Directions ▸ Copy every line that contains the string "code" from the entries below.

◇ ◇ ◇ ◇

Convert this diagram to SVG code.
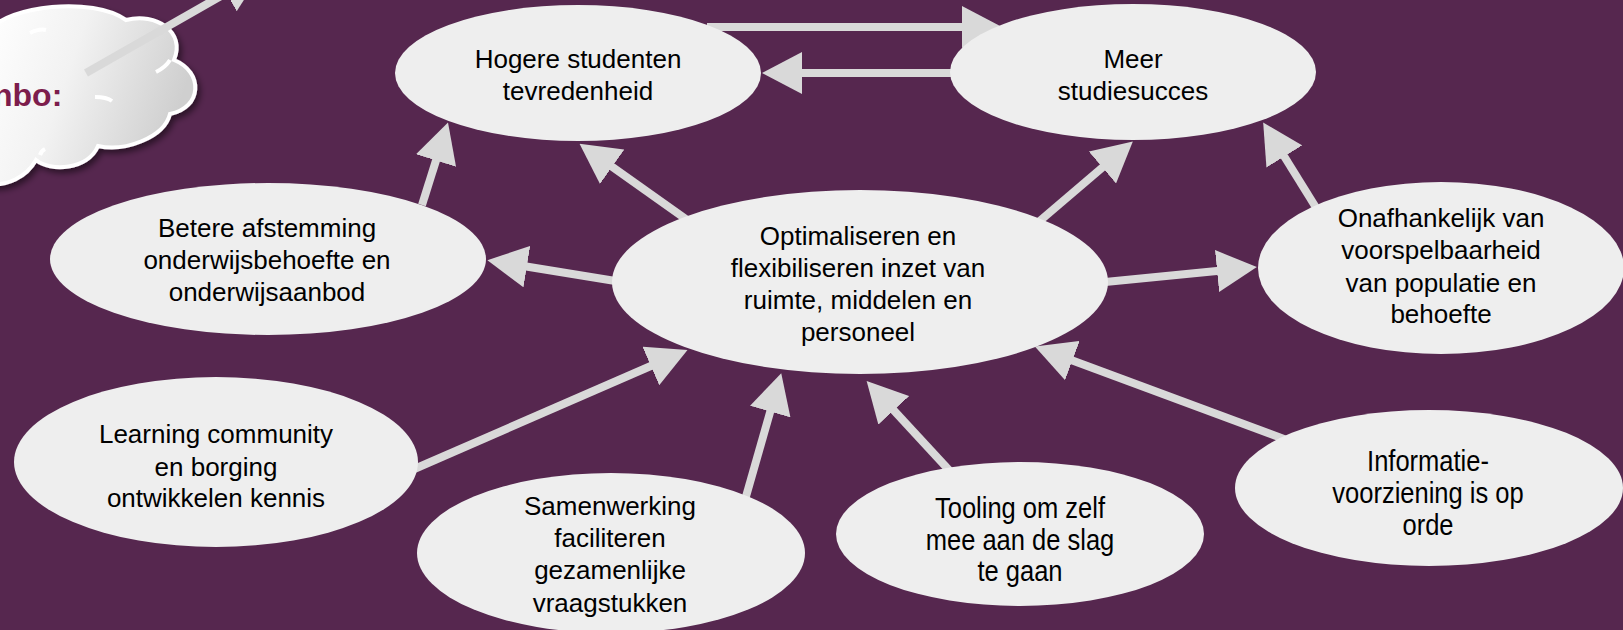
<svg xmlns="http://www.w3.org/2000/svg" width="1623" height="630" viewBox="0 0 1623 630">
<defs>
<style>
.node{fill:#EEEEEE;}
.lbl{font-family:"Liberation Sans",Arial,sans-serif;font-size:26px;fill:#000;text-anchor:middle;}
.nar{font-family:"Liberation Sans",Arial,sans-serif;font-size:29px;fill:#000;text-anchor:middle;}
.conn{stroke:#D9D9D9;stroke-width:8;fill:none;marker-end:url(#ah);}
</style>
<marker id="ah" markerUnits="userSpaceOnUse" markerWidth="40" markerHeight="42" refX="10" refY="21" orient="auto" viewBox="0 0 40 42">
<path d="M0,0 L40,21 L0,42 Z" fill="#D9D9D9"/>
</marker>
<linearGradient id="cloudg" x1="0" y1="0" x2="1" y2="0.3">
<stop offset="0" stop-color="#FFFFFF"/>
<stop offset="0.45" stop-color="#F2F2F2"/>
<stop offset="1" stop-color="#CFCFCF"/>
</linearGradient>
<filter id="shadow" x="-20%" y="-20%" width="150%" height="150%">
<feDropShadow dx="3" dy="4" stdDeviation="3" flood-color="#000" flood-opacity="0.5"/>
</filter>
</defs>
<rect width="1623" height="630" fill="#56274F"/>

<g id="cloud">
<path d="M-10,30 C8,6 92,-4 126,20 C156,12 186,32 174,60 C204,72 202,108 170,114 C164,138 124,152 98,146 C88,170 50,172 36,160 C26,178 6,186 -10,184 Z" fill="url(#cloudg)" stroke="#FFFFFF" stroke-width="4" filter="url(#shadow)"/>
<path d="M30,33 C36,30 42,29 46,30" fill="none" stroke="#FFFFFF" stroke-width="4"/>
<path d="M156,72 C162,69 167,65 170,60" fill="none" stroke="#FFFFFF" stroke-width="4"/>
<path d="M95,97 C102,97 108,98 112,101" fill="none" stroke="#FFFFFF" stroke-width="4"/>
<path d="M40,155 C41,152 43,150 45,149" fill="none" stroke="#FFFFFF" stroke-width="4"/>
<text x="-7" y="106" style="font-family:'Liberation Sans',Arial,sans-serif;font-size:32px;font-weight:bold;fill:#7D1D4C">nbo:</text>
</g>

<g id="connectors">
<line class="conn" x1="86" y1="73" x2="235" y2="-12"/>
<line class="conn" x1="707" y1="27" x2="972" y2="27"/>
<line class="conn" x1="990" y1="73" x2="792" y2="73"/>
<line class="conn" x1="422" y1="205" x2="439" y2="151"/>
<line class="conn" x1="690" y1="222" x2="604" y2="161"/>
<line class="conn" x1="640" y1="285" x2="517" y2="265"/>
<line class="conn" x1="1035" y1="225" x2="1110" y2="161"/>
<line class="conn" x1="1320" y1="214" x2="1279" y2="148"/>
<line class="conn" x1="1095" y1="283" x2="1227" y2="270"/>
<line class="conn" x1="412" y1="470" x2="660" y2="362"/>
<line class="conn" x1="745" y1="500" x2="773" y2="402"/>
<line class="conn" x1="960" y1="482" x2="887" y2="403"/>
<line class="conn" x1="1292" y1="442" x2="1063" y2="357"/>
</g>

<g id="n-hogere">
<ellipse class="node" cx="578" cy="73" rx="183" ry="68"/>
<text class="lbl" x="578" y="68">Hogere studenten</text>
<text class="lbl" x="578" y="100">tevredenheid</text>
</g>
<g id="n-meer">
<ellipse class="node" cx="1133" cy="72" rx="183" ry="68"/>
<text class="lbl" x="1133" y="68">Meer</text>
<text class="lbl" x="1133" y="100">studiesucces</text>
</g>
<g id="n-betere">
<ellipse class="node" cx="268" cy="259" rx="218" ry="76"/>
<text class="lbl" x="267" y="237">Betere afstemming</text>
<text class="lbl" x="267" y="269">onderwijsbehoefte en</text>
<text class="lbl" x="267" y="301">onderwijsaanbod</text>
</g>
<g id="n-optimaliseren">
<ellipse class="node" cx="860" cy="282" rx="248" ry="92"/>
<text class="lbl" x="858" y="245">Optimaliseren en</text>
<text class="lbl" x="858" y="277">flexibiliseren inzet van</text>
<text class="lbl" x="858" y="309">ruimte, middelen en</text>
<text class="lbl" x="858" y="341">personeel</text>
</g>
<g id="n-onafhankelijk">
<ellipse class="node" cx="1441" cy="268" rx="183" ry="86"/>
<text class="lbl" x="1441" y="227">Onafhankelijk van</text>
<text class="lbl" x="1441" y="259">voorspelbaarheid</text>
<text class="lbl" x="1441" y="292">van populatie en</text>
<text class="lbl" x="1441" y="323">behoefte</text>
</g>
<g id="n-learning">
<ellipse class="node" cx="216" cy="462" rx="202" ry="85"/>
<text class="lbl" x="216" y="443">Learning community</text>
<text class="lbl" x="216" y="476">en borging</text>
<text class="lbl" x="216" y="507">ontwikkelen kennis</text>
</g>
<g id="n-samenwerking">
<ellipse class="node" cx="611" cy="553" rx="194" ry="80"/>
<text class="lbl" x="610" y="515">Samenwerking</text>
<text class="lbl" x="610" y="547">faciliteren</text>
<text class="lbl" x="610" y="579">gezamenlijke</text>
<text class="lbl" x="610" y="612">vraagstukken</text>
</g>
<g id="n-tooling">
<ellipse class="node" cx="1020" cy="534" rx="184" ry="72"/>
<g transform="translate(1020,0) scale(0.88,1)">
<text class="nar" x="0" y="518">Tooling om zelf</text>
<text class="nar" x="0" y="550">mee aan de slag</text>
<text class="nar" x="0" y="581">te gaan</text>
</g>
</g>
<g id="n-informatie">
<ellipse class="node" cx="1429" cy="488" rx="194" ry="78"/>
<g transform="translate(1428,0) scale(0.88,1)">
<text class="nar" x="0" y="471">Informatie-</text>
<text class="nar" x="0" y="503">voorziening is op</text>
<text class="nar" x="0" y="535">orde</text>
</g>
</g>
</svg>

◇ ◇ ◇ ◇

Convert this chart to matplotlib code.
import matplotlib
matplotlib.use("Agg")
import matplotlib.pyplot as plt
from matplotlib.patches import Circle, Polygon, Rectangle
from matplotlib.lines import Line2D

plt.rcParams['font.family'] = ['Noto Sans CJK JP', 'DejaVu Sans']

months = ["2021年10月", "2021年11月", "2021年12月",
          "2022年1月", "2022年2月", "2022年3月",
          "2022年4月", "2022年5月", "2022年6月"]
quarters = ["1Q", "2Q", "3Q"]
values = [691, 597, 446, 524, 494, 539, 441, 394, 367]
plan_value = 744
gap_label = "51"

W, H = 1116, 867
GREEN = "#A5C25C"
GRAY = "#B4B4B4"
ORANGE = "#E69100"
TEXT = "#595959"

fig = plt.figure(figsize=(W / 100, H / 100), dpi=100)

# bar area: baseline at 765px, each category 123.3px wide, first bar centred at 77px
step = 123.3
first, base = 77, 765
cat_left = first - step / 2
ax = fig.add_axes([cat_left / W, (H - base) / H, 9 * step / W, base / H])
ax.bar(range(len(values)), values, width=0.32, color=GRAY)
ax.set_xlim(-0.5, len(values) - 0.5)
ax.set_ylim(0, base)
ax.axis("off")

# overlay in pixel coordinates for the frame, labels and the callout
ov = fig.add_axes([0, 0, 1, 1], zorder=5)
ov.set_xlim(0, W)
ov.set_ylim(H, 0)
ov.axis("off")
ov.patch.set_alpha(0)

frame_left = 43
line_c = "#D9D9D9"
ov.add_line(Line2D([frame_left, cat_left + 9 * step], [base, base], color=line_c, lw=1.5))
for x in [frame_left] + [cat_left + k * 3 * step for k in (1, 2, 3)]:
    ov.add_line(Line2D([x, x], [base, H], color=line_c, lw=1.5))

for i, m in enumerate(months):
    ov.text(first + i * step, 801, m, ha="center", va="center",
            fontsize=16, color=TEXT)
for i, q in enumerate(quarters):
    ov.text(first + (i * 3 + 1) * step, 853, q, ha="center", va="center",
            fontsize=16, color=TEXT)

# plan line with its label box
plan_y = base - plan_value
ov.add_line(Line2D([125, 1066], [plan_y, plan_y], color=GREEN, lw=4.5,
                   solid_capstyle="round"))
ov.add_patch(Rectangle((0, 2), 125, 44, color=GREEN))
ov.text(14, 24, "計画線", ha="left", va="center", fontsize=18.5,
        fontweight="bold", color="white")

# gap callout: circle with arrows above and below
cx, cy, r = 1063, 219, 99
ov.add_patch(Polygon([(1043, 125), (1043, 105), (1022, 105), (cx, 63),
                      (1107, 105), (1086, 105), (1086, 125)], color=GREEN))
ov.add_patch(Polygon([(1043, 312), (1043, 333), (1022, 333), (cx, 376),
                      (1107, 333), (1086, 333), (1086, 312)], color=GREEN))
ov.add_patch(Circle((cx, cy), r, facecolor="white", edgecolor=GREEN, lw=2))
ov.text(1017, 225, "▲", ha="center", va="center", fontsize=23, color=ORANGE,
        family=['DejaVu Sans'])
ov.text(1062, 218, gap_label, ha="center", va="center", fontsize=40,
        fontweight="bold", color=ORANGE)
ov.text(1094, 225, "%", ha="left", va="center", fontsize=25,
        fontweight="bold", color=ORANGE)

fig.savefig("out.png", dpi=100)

◇ ◇ ◇ ◇

Answer in full ▸
Convert this diagram to SVG code.
Convert this chart to matplotlib code.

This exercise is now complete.